I discovered Elastomania when it was stuck on a cover mounted CD on PC Gamer about seven years ago. Having played it avidly,
then forgotten about it, then remembered it and downloaded the full version illegally two years ago – I still pick it up and play it all the time. It’s a 2D motocross game in which, by manipulating the acceleration and angle of your cardboard bike and your perennially stiff driver, you must collect all the apples in a level before reaching the flower to finish. It sounds ludicrous, even to me, to say this, but it’s the best computer game I have ever played.
What makes something so simple (and so cruel; you will die quickly the first few times you play it, and frequently afterwards) so incredibly awesome is the physics. The only parts of your bike that have any solidity, with the exception of the driver’s head, which kills you if it touches anything, are the two wheels. The wheels seem to be mounted on two heavily springy elastic bands, and, by using the inherent weight and momentum of your bike you can use these bendy appendages to great effect. At the simplest level, they make riding around the levels both tremendously fun and quite challenging; as you cruise across hills; round loop-the-loops; off ski jumps; landing correctly is made deeply satisfying by the difficulty of controlling it. When you start using the bouncy physics to achieve seemingly impossible jumps and spins, or to squeeze your way through tiny spaces, it feels profound. When your feel for the game allows you to alter trajectories in a moment, or survive a stupid mistake with an instinctive reaction, an elation incomparable in computer games grips you.
XMoto is a more recent,
but totally free update to the theme. It is unashamed in it’s copying of Elastomania, so that’s fair enough, and it does change things enough to be a separate game. The physics are different; the bike is stiffer and heavier allowing for more robust climbing of hills, jumping and a more responsive altering of your angle. It also allows for scripting in levels, resulting in moving platforms, lifts, ‘quest’ levels where you have to collect things and so on, which is a nice addition. However, with the stiffening of the physics you do lose some of the deep pleasure that comes from the elastic bike, and the scripting takes the focus away from the pure level design of some of Elastomania’s more brilliant moments. There are a lot more levels available for XMoto though, so it’s well worth having just because it’ll keep you going forever.

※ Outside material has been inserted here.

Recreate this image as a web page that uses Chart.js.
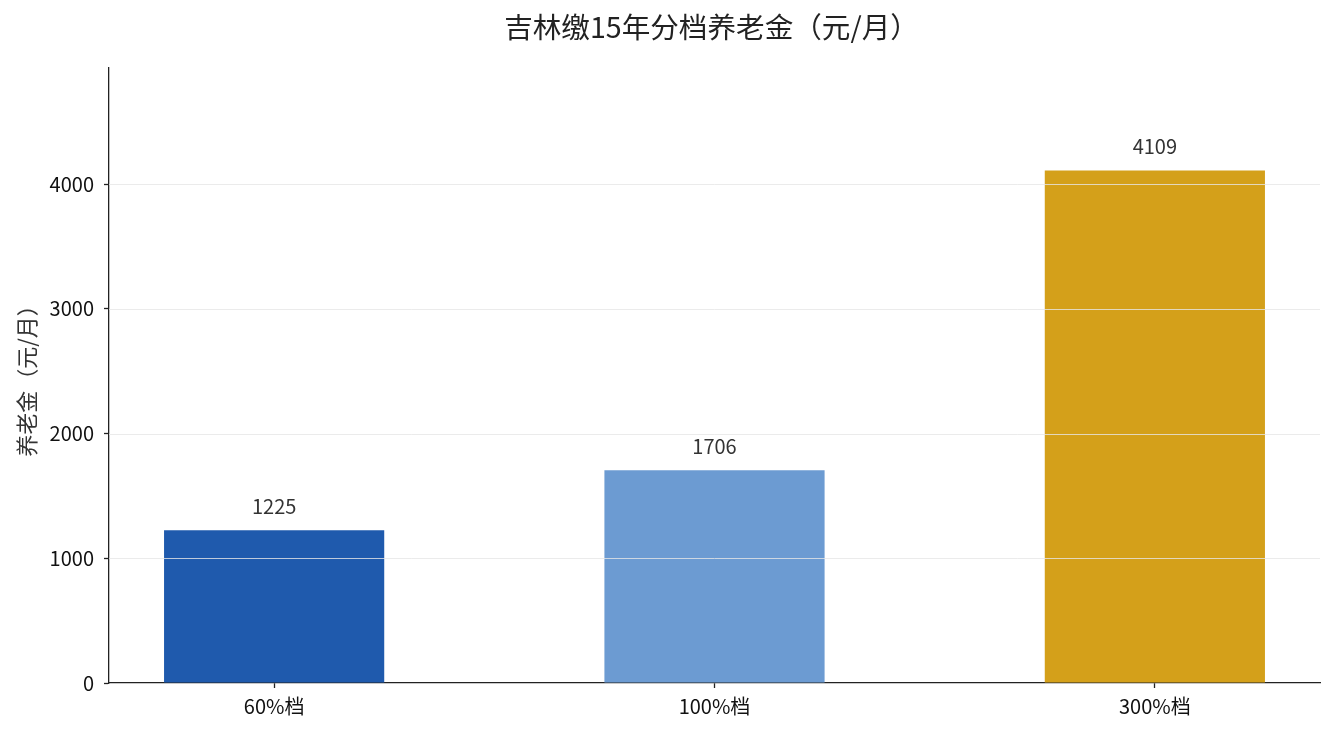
<!DOCTYPE html>
<html lang="zh">
<head>
    <meta charset="UTF-8">
    <title>吉林缴15年分档养老金</title>
    <script src="https://cdn.jsdelivr.net/npm/chart.js"></script>
    <style>
        html, body { margin: 0; padding: 0; background: #fff; }
        #wrap { width: 1335px; height: 735px; }
    </style>
</head>
<body>
    <div id="wrap"><canvas id="pensionChart"></canvas></div>
    <script>
        // 数据
        var chartTitle = '吉林缴15年分档养老金（元/月）';
        var categories = ['60%档', '100%档', '300%档'];
        var pensions = [1225, 1706, 4109];
        var barColors = ['#1f5aad', '#6c9bd2', '#d4a01a'];
        var yTicks = [0, 1000, 2000, 3000, 4000];

        var FONT = '"Noto Sans CJK SC", "Noto Sans", sans-serif';

        // 标题居中于绘图区（matplotlib 风格）
        var plotTitle = {
            id: 'plotTitle',
            afterDraw: function (chart) {
                var ctx = chart.ctx, area = chart.chartArea;
                ctx.save();
                ctx.font = '28.6px ' + FONT;
                ctx.fillStyle = '#222222';
                ctx.textAlign = 'center';
                ctx.textBaseline = 'middle';
                ctx.fillText(chartTitle, (area.left + area.right) / 2 - 3, 27);
                ctx.restore();
            }
        };

        // 网格线画在柱子上面（与原图一致）
        var gridOnTop = {
            id: 'gridOnTop',
            afterDatasetsDraw: function (chart) {
                var ctx = chart.ctx, area = chart.chartArea, y = chart.scales.y;
                ctx.save();
                ctx.strokeStyle = 'rgba(230,230,230,0.8)';
                ctx.lineWidth = 1;
                yTicks.forEach(function (t) {
                    if (t === 0) return;
                    var py = Math.round(y.getPixelForValue(t)) + 0.5;
                    ctx.beginPath();
                    ctx.moveTo(area.left, py);
                    ctx.lineTo(area.right, py);
                    ctx.stroke();
                });
                ctx.restore();
            }
        };

        // 柱顶数值
        var valueLabels = {
            id: 'valueLabels',
            afterDatasetsDraw: function (chart) {
                var ctx = chart.ctx;
                var meta = chart.getDatasetMeta(0);
                ctx.save();
                ctx.font = '20px ' + FONT;
                ctx.fillStyle = '#333333';
                ctx.textAlign = 'center';
                ctx.textBaseline = 'middle';
                meta.data.forEach(function (bar, i) {
                    ctx.fillText(String(pensions[i]), bar.x, bar.y - 24);
                });
                ctx.restore();
            }
        };

        new Chart(document.getElementById('pensionChart').getContext('2d'), {
            type: 'bar',
            data: {
                datasets: [{
                    data: pensions.map(function (v, i) { return { x: i, y: v }; }),
                    backgroundColor: barColors,
                    borderWidth: 0,
                    barPercentage: 0.5,
                    categoryPercentage: 1.0
                }]
            },
            options: {
                responsive: true,
                maintainAspectRatio: false,
                animation: false,
                layout: { padding: { left: 0, right: 15, top: 68, bottom: 0 } },
                plugins: {
                    legend: { display: false },
                    tooltip: { enabled: false },
                    title: { display: false }
                },
                scales: {
                    x: {
                        type: 'linear',
                        offset: false,
                        min: -0.375,
                        max: 2.375,
                        afterBuildTicks: function (scale) {
                            scale.ticks = categories.map(function (c, i) { return { value: i }; });
                        },
                        afterFit: function (scale) { scale.height = 52; },
                        ticks: {
                            color: '#111111',
                            font: { family: FONT, size: 20 },
                            padding: 6,
                            autoSkip: false,
                            maxRotation: 0,
                            callback: function (v) { return categories[v]; }
                        },
                        grid: {
                            offset: false,
                            drawOnChartArea: false,
                            tickLength: 5,
                            tickColor: '#222222',
                            tickWidth: 1.3
                        },
                        border: { color: '#222222', width: 1.3 }
                    },
                    y: {
                        min: 0,
                        max: 4930.8,
                        afterBuildTicks: function (scale) {
                            scale.ticks = yTicks.map(function (t) { return { value: t }; });
                        },
                        afterFit: function (scale) { scale.width = 109; },
                        ticks: {
                            color: '#111111',
                            font: { family: FONT, size: 20 },
                            padding: 10,
                            includeBounds: false,
                            callback: function (v) { return String(v); }
                        },
                        grid: {
                            drawOnChartArea: false,
                            tickLength: 5,
                            tickColor: '#222222',
                            tickWidth: 1.3
                        },
                        border: { color: '#222222', width: 1.3 },
                        title: {
                            display: true,
                            text: '养老金（元/月）',
                            color: '#333333',
                            font: { family: FONT, size: 22 },
                            padding: { top: 13, bottom: 4 }
                        }
                    }
                }
            },
            plugins: [gridOnTop, valueLabels, plotTitle]
        });
    </script>
</body>
</html>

Both are amazing, wonderful games. It is stupid how much enjoyment I have taken from them. They are an object lesson in why excellent graphics is the last thing a computer game needs to succeed. At their basest level, games work as an input of commands that results in actions performed on a screen in front of you. It is when those actions are pleasurable that a game becomes good; and when we are able to ignore our act of inputting commands that a game becomes immersive. By playing these ostensibly simple, 2D bike games, with childish graphics, you start to learn the physics; the feel of their little worlds. In time, you begin to be able to control your bike perfectly with minute taps of the keys, without even thinking about it. There is a direct link between an intuitive part of your brain and the game; and in this is immense gratification. You do not need fancy explosions or realistic AI to achieve that.